● Stated exercise
From the first line of the data below through the line bearing "const GREY = '#595959';", reproduce each line exactly; do not include pictures.
%%
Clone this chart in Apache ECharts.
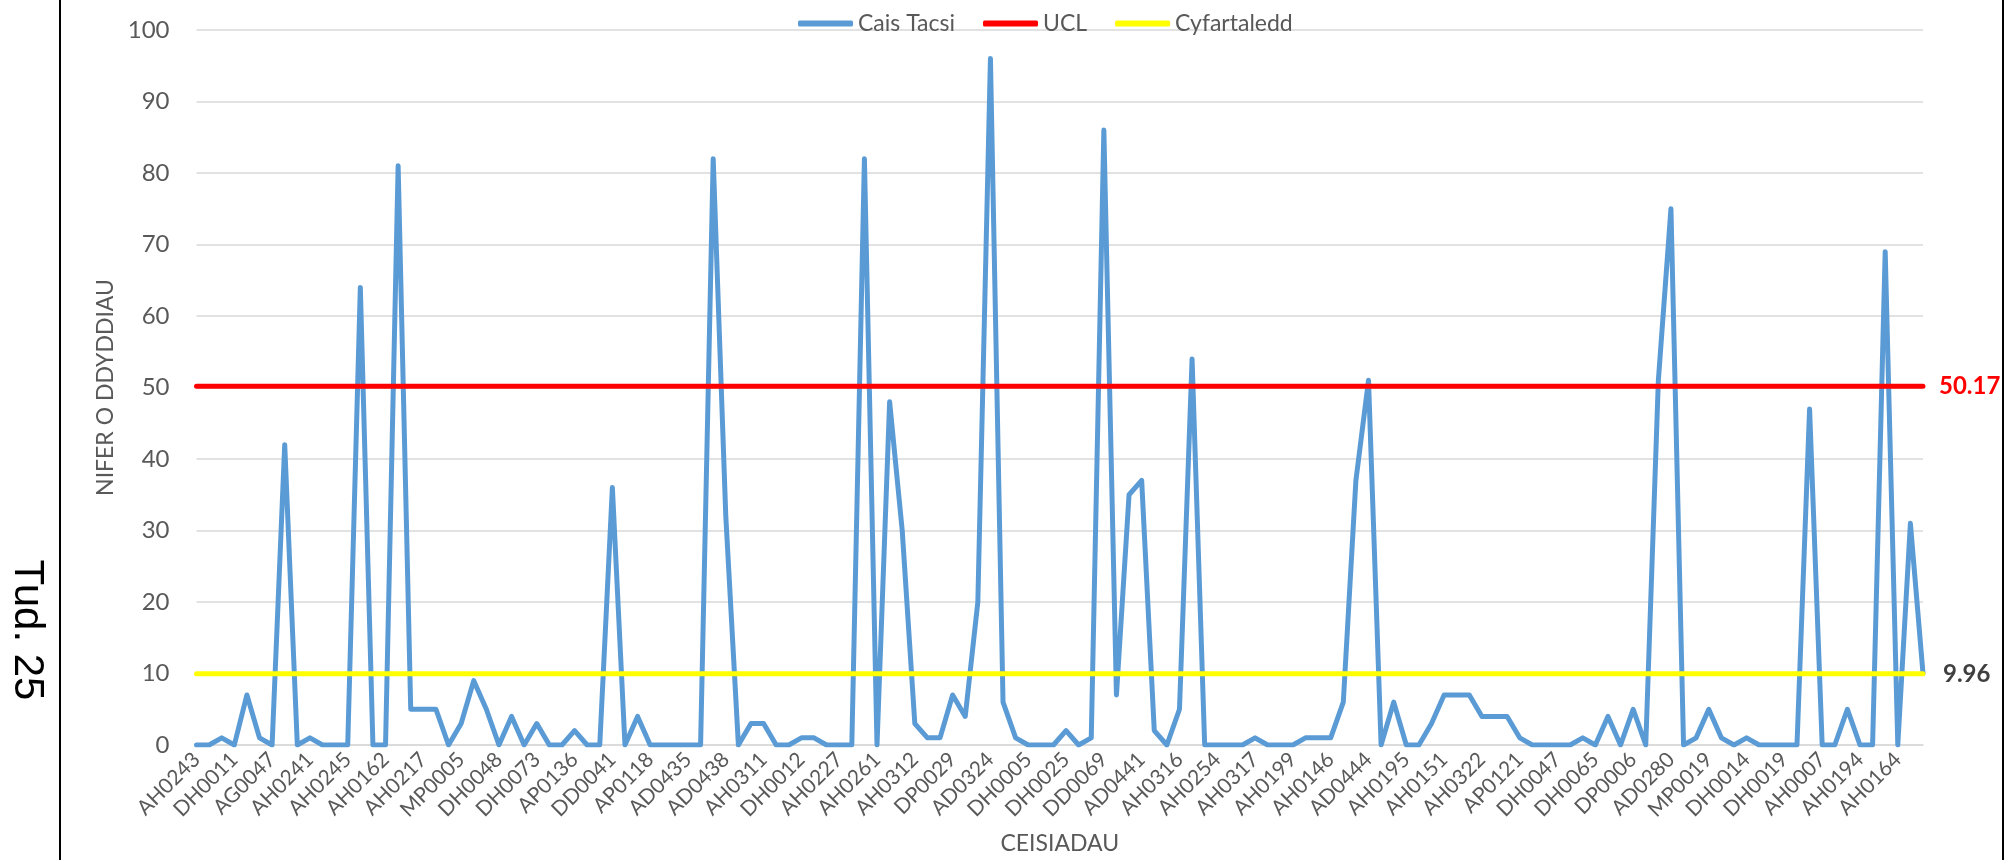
<!DOCTYPE html>
<html>
<head>
<meta charset="utf-8">
<script src="https://cdn.jsdelivr.net/npm/echarts@6/dist/echarts.min.js"></script>
<style>
html,body{margin:0;padding:0;background:#ffffff;}
#c{width:2016px;height:860px;}
</style>
</head>
<body>
<div id="c"></div>
<script>
// Category labels shown on the x axis (every third case is labelled)
const tickLabels = ['AH0243','DH0011','AG0047','AH0241','AH0245','AH0162','AH0217','MP0005','DH0048','DH0073',
  'AP0136','DD0041','AP0118','AD0435','AD0438','AH0311','DH0012','AH0227','AH0261','AH0312',
  'DP0029','AD0324','DH0005','DH0025','DD0069','AD0441','AH0316','AH0254','AH0317','AH0199',
  'AH0146','AD0444','AH0195','AH0151','AH0322','AP0121','DH0047','DH0065','DP0006','AD0280',
  'MP0019','DH0014','DH0019','AH0007','AH0194','AH0164'];

// Cais Tacsi: number of days per case (138 cases)
const taxiValues = [
  0,0,1,0,7,1,0,42,0,1,0,0,0,64,0,0,81,5,5,5,0,3,9,
  5,0,4,0,3,0,0,2,0,0,36,0,4,0,0,0,0,0,82,32,0,3,3,
  0,0,1,1,0,0,0,82,0,48,30,3,1,1,7,4,20,96,6,1,0,0,0,
  2,0,1,86,7,35,37,2,0,5,54,0,0,0,0,1,0,0,0,1,1,1,6,
  37,51,0,6,0,0,3,7,7,7,4,4,4,1,0,0,0,0,1,0,4,0,5,
  0,51,75,0,1,5,1,0,1,0,0,0,0,47,0,0,5,0,0,69,0,31,10
];

const UCL = 50.17;
const MEAN = 9.96;
const yMin = 0, yMax = 100, yInterval = 10;

// each labelled case is followed by two unlabelled cases
const categories = [];
tickLabels.forEach(function (n) { categories.push(n, '', ''); });

const uclValues = categories.map(function () { return UCL; });
const meanValues = categories.map(function () { return MEAN; });

const FONT = 'Lato';
const GREY = '#595959';

const chart = echarts.init(document.getElementById('c'), null, {renderer: 'canvas'});
chart.setOption({
  animation: false,
  backgroundColor: '#ffffff',
  textStyle: {fontFamily: FONT},
  grid: {left: 196.5, right: 93, top: 30, bottom: 113.5, containLabel: false},
  legend: {
    top: 7, left: 793,
    icon: 'roundRect',
    itemWidth: 55, itemHeight: 6, itemGap: 28,
    textStyle: {fontSize: 23, color: GREY, fontFamily: FONT},
    data: ['Cais Tacsi', 'UCL', 'Cyfartaledd']
  },
  xAxis: {
    type: 'category',
    data: categories,
    boundaryGap: false,
    name: 'CEISIADAU',
    nameLocation: 'middle',
    nameGap: 87,
    nameTextStyle: {fontSize: 23, color: GREY, fontFamily: FONT},
    axisLine: {show: true, lineStyle: {color: '#D9D9D9', width: 1.5}},
    axisTick: {show: false},
    axisLabel: {interval: 2, rotate: 45, fontSize: 21, color: GREY, margin: 11, fontFamily: FONT},
    splitLine: {show: false}
  },
  yAxis: {
    type: 'value',
    min: yMin, max: yMax, interval: yInterval,
    name: 'NIFER O DDYDDIAU',
    nameLocation: 'middle',
    nameGap: 68,
    nameRotate: 90,
    nameTextStyle: {fontSize: 23, color: GREY, fontFamily: FONT},
    axisLine: {show: false},
    axisTick: {show: false},
    axisLabel: {fontSize: 24, color: GREY, margin: 27, fontFamily: FONT},
    splitLine: {lineStyle: {color: '#D9D9D9', width: 1.5}}
  },
  series: [
    {
      name: 'Cais Tacsi', type: 'line', data: taxiValues, symbol: 'none',
      color: '#5B9BD5',
      lineStyle: {width: 5, color: '#5B9BD5', cap: 'round', join: 'round'},
      emphasis: {disabled: true}
    },
    {
      name: 'UCL', type: 'line', data: uclValues, symbol: 'none',
      color: '#FF0000',
      lineStyle: {width: 5, color: '#FF0000', cap: 'round'},
      emphasis: {disabled: true},
      endLabel: {show: true, formatter: String(UCL), color: '#FF0000', fontWeight: 'bold',
        fontSize: 24, fontFamily: FONT, distance: 16}
    },
    {
      name: 'Cyfartaledd', type: 'line', data: meanValues, symbol: 'none',
      color: '#FFFF00',
      lineStyle: {width: 5, color: '#FFFF00', cap: 'round'},
      emphasis: {disabled: true},
      endLabel: {show: true, formatter: String(MEAN), color: '#404040', fontWeight: 'bold',
        fontSize: 24, fontFamily: FONT, distance: 20}
    }
  ],
  graphic: [
    {type: 'line', shape: {x1: 60, y1: 0, x2: 60, y2: 860}, style: {stroke: '#000000', lineWidth: 2}},
    {type: 'line', shape: {x1: 2003, y1: 0, x2: 2003, y2: 860}, style: {stroke: '#000000', lineWidth: 2}},
    {type: 'text', x: 27, y: 630, rotation: -Math.PI / 2,
      style: {text: 'Tud. 25', font: '42px "Liberation Sans"', fill: '#000000',
        textAlign: 'center', textVerticalAlign: 'middle', align: 'center', verticalAlign: 'middle'}}
  ]
});
</script>
</body>
</html>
%%
● Solution for this task
Clone this chart in Apache ECharts.
<!DOCTYPE html>
<html>
<head>
<meta charset="utf-8">
<script src="https://cdn.jsdelivr.net/npm/echarts@6/dist/echarts.min.js"></script>
<style>
html,body{margin:0;padding:0;background:#ffffff;}
#c{width:2016px;height:860px;}
</style>
</head>
<body>
<div id="c"></div>
<script>
// Category labels shown on the x axis (every third case is labelled)
const tickLabels = ['AH0243','DH0011','AG0047','AH0241','AH0245','AH0162','AH0217','MP0005','DH0048','DH0073',
  'AP0136','DD0041','AP0118','AD0435','AD0438','AH0311','DH0012','AH0227','AH0261','AH0312',
  'DP0029','AD0324','DH0005','DH0025','DD0069','AD0441','AH0316','AH0254','AH0317','AH0199',
  'AH0146','AD0444','AH0195','AH0151','AH0322','AP0121','DH0047','DH0065','DP0006','AD0280',
  'MP0019','DH0014','DH0019','AH0007','AH0194','AH0164'];

// Cais Tacsi: number of days per case (138 cases)
const taxiValues = [
  0,0,1,0,7,1,0,42,0,1,0,0,0,64,0,0,81,5,5,5,0,3,9,
  5,0,4,0,3,0,0,2,0,0,36,0,4,0,0,0,0,0,82,32,0,3,3,
  0,0,1,1,0,0,0,82,0,48,30,3,1,1,7,4,20,96,6,1,0,0,0,
  2,0,1,86,7,35,37,2,0,5,54,0,0,0,0,1,0,0,0,1,1,1,6,
  37,51,0,6,0,0,3,7,7,7,4,4,4,1,0,0,0,0,1,0,4,0,5,
  0,51,75,0,1,5,1,0,1,0,0,0,0,47,0,0,5,0,0,69,0,31,10
];

const UCL = 50.17;
const MEAN = 9.96;
const yMin = 0, yMax = 100, yInterval = 10;

// each labelled case is followed by two unlabelled cases
const categories = [];
tickLabels.forEach(function (n) { categories.push(n, '', ''); });

const uclValues = categories.map(function () { return UCL; });
const meanValues = categories.map(function () { return MEAN; });

const FONT = 'Lato';
const GREY = '#595959';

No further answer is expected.